Jennifer Robinson is a human rights lawyer and bonified UK national hero. Ms Robinson has an international practice based at Doughty Street Chambers in London, specialising in human rights, media, public, and international law. Ms Robinson works across a high-profile free speech and freedom of information cases and is the youngest Australian woman to have appeared before the International Court of Justice. She is best known for her work as counsel to Julian Assange and Wikileaks, placing her at the centre of one of the most important and controversial legal cases of the century. Ms Robinson has worked on high profile media law cases in the name of protection of journalists, including advising the New York Times during its investigation of the Murdoch phone-hacking scandal and Amber Heard in the various defamation cases brought by Johnny Depp over allegations of domestic violence.  She represented the BBC World Service in relation to the persecution of BBC Persian journalists, the family of Daphen Caruana Galizia, a Maltese journalist assassinated in a car bomb, and the International Federation of Journalists in relation to the killing of Palestinian journalists by Israel.

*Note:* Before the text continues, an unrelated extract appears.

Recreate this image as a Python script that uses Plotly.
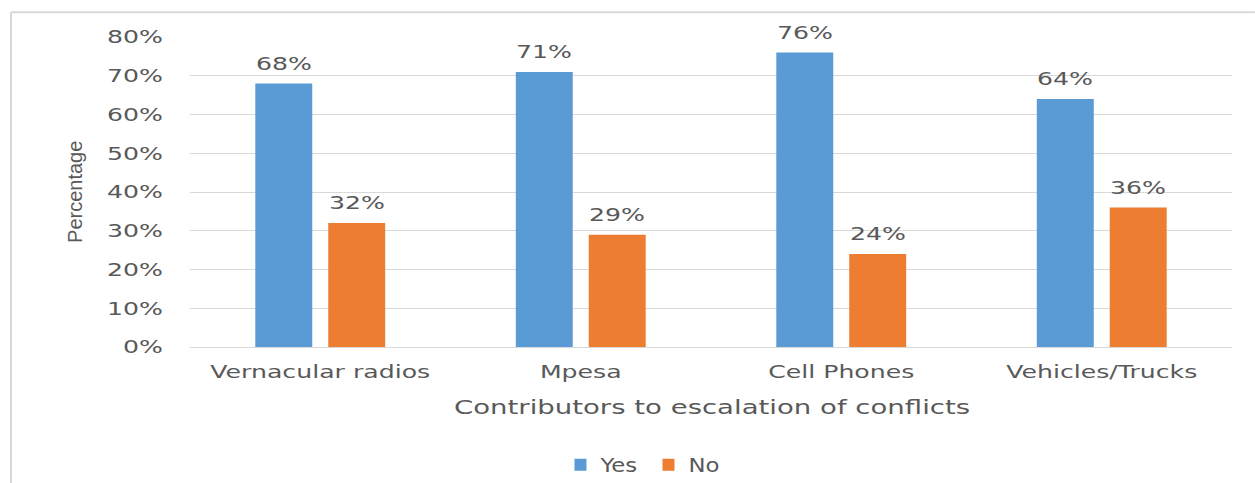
import plotly.graph_objects as go

categories = ["Vernacular radios", "Mpesa", "Cell Phones", "Vehicles/Trucks"]
yes_values = [68, 71, 76, 64]
no_values = [32, 29, 24, 36]
series_names = ["Yes", "No"]
y_ticks = [0, 10, 20, 30, 40, 50, 60, 70, 80]
y_tick_labels = [f"{v}%" for v in y_ticks]

BLUE = "#5B9BD5"
ORANGE = "#ED7D31"
TEXT = "#595959"
BORDER = "#D9D9D9"
FONT = "DejaVu Sans"

fig = go.Figure()
fig.add_trace(go.Bar(name=series_names[0], x=categories, y=yes_values,
                     marker=dict(color=BLUE, line=dict(width=0))))
fig.add_trace(go.Bar(name=series_names[1], x=categories, y=no_values,
                     marker=dict(color=ORANGE, line=dict(width=0))))

annotations = []
for vals, shift in ((yes_values, -36.5), (no_values, 36.5)):
    for c, v in zip(categories, vals):
        annotations.append(dict(x=c, y=v, xref="x", yref="y", text=f"{v}%",
                                showarrow=False, xshift=shift, yshift=8,
                                yanchor="bottom",
                                font=dict(family=FONT, size=18, color=TEXT)))

annotations.append(dict(x=0.501, y=-0.194, xref="paper", yref="paper",
                        text="Contributors to escalation of conflicts",
                        showarrow=False, yanchor="middle",
                        font=dict(family=FONT, size=19, color=TEXT)))
annotations.append(dict(x=-0.1104, y=0.5, xref="paper", yref="paper",
                        text="Percentage", textangle=-90, showarrow=False,
                        xanchor="center", yanchor="middle",
                        font=dict(family="Liberation Sans", size=20, color=TEXT)))

# chart-area border (top and left edges only are inside the picture)
x_left, x_right = -0.1718, 1.0220
y_top, y_bottom = 1.080, -0.4810
shapes = [
    dict(type="line", xref="paper", yref="paper", x0=x_left, x1=x_right,
         y0=y_top, y1=y_top, line=dict(color=BORDER, width=2), layer="below"),
    dict(type="line", xref="paper", yref="paper", x0=x_left, x1=x_left,
         y0=y_top, y1=y_bottom, line=dict(color=BORDER, width=2), layer="below"),
]

fig.update_layout(
    width=1255, height=496,
    margin=dict(l=190, r=23, t=37, b=149),
    paper_bgcolor="white", plot_bgcolor="white",
    barmode="group", bargap=0.44, bargroupgap=0.219,
    font=dict(family=FONT, color=TEXT),
    showlegend=True,
    legend=dict(orientation="h", x=0.44, xanchor="center", y=-0.380,
                yanchor="middle", font=dict(family=FONT, size=19, color=TEXT),
                itemwidth=30, entrywidth=43, traceorder="normal"),
    annotations=annotations,
    shapes=shapes,
)
fig.update_xaxes(showgrid=False, showline=True, linecolor=BORDER, linewidth=1,
                 tickfont=dict(family=FONT, size=18, color=TEXT),
                 ticks="", ticklabelstandoff=8)
fig.update_yaxes(range=[0, 80], tickvals=y_ticks, ticktext=y_tick_labels,
                 showgrid=True, gridcolor=BORDER, gridwidth=1,
                 zeroline=False, showline=False, ticks="",
                 tickfont=dict(family=FONT, size=18, color=TEXT),
                 ticklabelstandoff=26)

# Remove the page margin/scrollbars and widen the glyphs horizontally like the reference
post_js = """
document.documentElement.style.overflow = 'hidden';
document.body.style.margin = '0';
document.body.style.overflow = 'hidden';
function widen(el, s) {
  var x = parseFloat(el.getAttribute('x') || '0');
  var t = el.getAttribute('transform') || '';
  el.setAttribute('transform', t + ' translate(' + x + ',0) scale(' + s + ',1) translate(' + (-x) + ',0)');
}
var gd = document.getElementsByClassName('plotly-graph-div')[0];
gd.style.display = 'block';
gd.querySelectorAll('.xtick text, .ytick text').forEach(function(el){ widen(el, 1.4); });
gd.querySelectorAll('.legendtext').forEach(function(el){ widen(el, 1.2); });
gd.querySelectorAll('text.annotation-text').forEach(function(el){
  var txt = el.textContent;
  if (txt === 'Percentage') return;
  if (txt.indexOf('Contributors') === 0) { widen(el, 1.45); } else { widen(el, 1.4); }
});
"""

fig.write_html("out.html", post_script=post_js, config={"displayModeBar": False})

Ms Robinson was educated at the Australian National University and the University of Oxford where she was a Rhodes scholar. She has maintained a particular focus on climate justice issues, having successfully represented anti-fracking protesters in challenging sweeping anti-protest injunctions and in the successful legal challenge to have the UK’s fracking policy declared unlawful on climate change grounds. Ms Robinson has spent decades working with activists and political prisoners in West Papua, acting for United Liberation Movement for West Papua and their Nobel Peace Prize nominated leader, Benny Wenda. She has also conducted international human rights missions for the International Bar Association to Syria and Malaysia. Her work to support emerging lawyers from marginalised communities in public interest and human rights law includes five years building the Bertha Justice Initiative, a global human rights program. The program has now invested an estimated USD $50 million in strategic human rights litigation and education in more than 17 countries. In 2021, Ms. Robinson co-founded the Acacia Awards with the Public Education Foundation in Australia, which brings together public school alumni to provide financial support and mentoring to promising public school children across Australia and to create an alternative to private school networks for public school children. The program has grown from 10 to 35 annual scholarships in just the first year and Jen intends to build the program to ensure that there are awards in every school district across Australia.

“The law can be a powerful tool to bring about positive social change. I have seen the possibility of the law to create change and end systemic injustice through my work around the world – and this motivates me every day.”